The light of Paris is too beautiful. Beneath it, the figures who beg become the sorrow of Paris, the shadow cast by all its brilliance.
That cry in the metro—“J’ai faim”— is a voice asking, not just for food, but for the smallest chance of being seen. They are not pleading for pity, nor asking the world to witness their failure, but begging it to see their courage to go on living.
In Paris, you don’t have to look for sorrow. It sits quietly beneath the eaves along the streets, leans against the tunnel walls where subways meet, or crouches beside the glass window of a boulangerie, watching life move on without it.
It may be too drunk to hold its wine bottle steady, or sit on the ground, eyes empty, staring at the sky. Sometimes it boards the metro and cries out, “Mesdames, Messieurs, ayez pitié.”
I often stop and watch them, wondering what their stories once were. Perhaps they too once wore clean coats, pushed a stroller, bought a baguette on their way home— until one day, the world collapsed: the house, the job, the family, and finally, the faith that held it all together.
Different people play out different stories, yet the gaze they receive is always the same— a look I know well, perhaps too well.
For nine years before high school, begging was part of my daily life. I wasn’t asking for money, only for the leftovers my classmates were about to throw away. I fed those scraps to our chickens, turning what others had discarded into food that slowly found its way back to our table.
Even so, in the eyes of others I was still the beggar, the shameless girl. Their looks stung— as if I were a filthy rat that ought to disappear on the spot.
The disgust in those eyes was a branding iron, pressing into my face day after day. Even after thirty years, the burn of that shame still warms my cheeks.
I didn’t want dignity? Of course I did—even as a child. I felt no shame? How could I not? But when a person has no food, less than even a stray dog, what use are dignity and pride?
So what if my face was already burned raw? The next day I still walked into the school to beg, because that was how a small child stayed alive.
Years later in Paris, when I see those who lower their heads and reach out their hands, I see myself—the child I once was. A six-year-old face, a frail frame unable to lift its head, stepping again and again on the shards of its own dignity, standing up each time, walking back into the classroom, back into that place where pride was trampled, to beg once more.

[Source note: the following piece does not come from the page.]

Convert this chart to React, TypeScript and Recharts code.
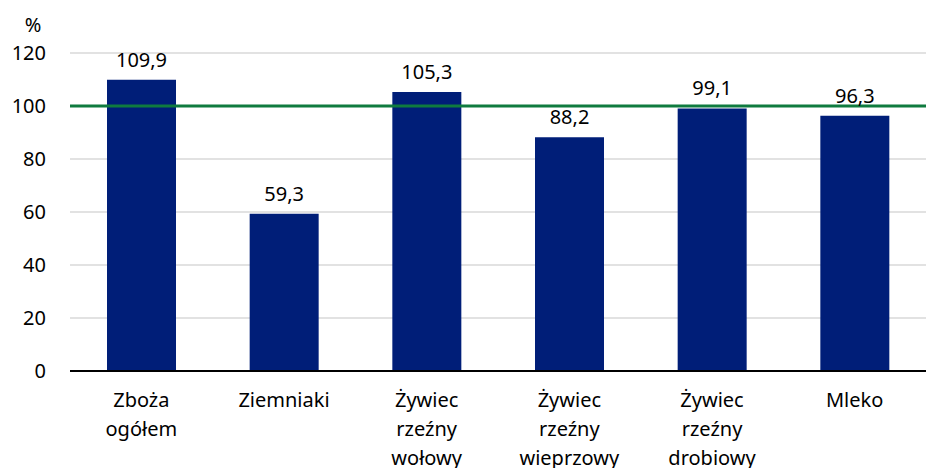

What kept me going was courage— the quiet defiance of wanting to live. We return, again and again, to the places where we were shamed, repeating the very acts that drew contempt. It isn’t the loss of dignity; it is the sacrifice of it, to hold on to that last thin edge of life.
The light of Paris is too beautiful. Beneath it, the figures who beg become the sorrow of the city, the shadow cast by all its brilliance. That cry in the metro—“J’ai faim”— is a voice asking, not just for food, but for the smallest chance of being seen. They are not pleading for pity, nor asking the world to witness their failure, but begging it to see their courage to go on living.
My dear friend, if you ever come across the sorrow of Paris, you might turn your head away because it hurts to look. Your hand may reach into your pocket, unsure what to take out— a coin, a little sympathy, or a handkerchief to cover the smell.
But if you choose to stop and truly look at them, let your eyes say what words cannot— I see your courage. Then offer them, with a gentle, “Bonne journée.”
Many might think those who beg are lazy and shameless. But anyone who has ever been there knows — to stand in the same place every day, to face the crowd’s indifferent eyes, and still find the strength to ask for life itself, takes more courage than most will ever understand.
It isn’t the absence of shame, but the refusal to be erased by the world. Dignity does not vanish; it retreats deeper, into the quiet resolve to live.
Courage is fed by disdain and grows in the barren soil of despair.
This piece is for all those the world has looked down upon, who still choose, every day, to go on living.